| EXERCISE PROMPT |
Print the material below exactly as it stands, please, from its first line to the line holding "ax.set_facecolor('#C0C0C0')", with no pictures.

_ _ _ _

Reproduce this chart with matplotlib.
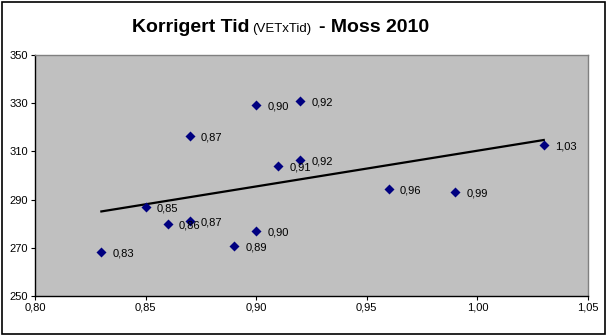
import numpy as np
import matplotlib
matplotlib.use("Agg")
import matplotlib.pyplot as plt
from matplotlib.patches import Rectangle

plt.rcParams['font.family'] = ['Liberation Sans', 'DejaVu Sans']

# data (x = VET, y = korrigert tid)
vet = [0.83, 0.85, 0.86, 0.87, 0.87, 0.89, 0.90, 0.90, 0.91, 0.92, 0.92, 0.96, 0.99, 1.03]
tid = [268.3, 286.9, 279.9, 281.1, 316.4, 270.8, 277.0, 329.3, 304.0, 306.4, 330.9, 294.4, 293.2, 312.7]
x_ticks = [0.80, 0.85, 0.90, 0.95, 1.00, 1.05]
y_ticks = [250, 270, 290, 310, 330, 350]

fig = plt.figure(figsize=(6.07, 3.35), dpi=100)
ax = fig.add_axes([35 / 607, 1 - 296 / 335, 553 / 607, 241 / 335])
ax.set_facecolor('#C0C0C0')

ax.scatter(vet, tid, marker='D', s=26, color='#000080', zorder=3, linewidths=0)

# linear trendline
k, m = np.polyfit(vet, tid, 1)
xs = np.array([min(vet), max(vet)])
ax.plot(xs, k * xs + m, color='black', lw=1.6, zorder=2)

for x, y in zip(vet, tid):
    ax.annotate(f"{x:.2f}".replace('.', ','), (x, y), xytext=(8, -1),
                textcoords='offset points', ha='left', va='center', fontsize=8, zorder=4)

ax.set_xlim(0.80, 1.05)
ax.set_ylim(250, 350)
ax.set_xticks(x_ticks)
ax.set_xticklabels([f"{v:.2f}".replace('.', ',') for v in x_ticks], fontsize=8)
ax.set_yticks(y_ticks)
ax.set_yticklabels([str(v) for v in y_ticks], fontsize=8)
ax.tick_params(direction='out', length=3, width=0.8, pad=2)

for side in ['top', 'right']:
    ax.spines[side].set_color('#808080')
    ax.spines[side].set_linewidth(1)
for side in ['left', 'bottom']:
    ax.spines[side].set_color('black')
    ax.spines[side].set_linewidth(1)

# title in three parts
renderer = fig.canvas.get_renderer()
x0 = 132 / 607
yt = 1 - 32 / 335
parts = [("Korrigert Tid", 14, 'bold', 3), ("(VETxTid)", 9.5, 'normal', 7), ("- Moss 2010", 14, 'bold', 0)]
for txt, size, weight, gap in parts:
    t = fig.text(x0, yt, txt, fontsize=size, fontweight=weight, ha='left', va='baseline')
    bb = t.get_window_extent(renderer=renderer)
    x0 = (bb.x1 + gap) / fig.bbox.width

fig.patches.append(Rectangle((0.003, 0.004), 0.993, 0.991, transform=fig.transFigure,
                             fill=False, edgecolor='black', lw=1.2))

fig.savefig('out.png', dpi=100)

_ _ _ _

| WRITTEN ANSWER |
Reproduce this chart with matplotlib.
import numpy as np
import matplotlib
matplotlib.use("Agg")
import matplotlib.pyplot as plt
from matplotlib.patches import Rectangle

plt.rcParams['font.family'] = ['Liberation Sans', 'DejaVu Sans']

# data (x = VET, y = korrigert tid)
vet = [0.83, 0.85, 0.86, 0.87, 0.87, 0.89, 0.90, 0.90, 0.91, 0.92, 0.92, 0.96, 0.99, 1.03]
tid = [268.3, 286.9, 279.9, 281.1, 316.4, 270.8, 277.0, 329.3, 304.0, 306.4, 330.9, 294.4, 293.2, 312.7]
x_ticks = [0.80, 0.85, 0.90, 0.95, 1.00, 1.05]
y_ticks = [250, 270, 290, 310, 330, 350]

fig = plt.figure(figsize=(6.07, 3.35), dpi=100)
ax = fig.add_axes([35 / 607, 1 - 296 / 335, 553 / 607, 241 / 335])
ax.set_facecolor('#C0C0C0')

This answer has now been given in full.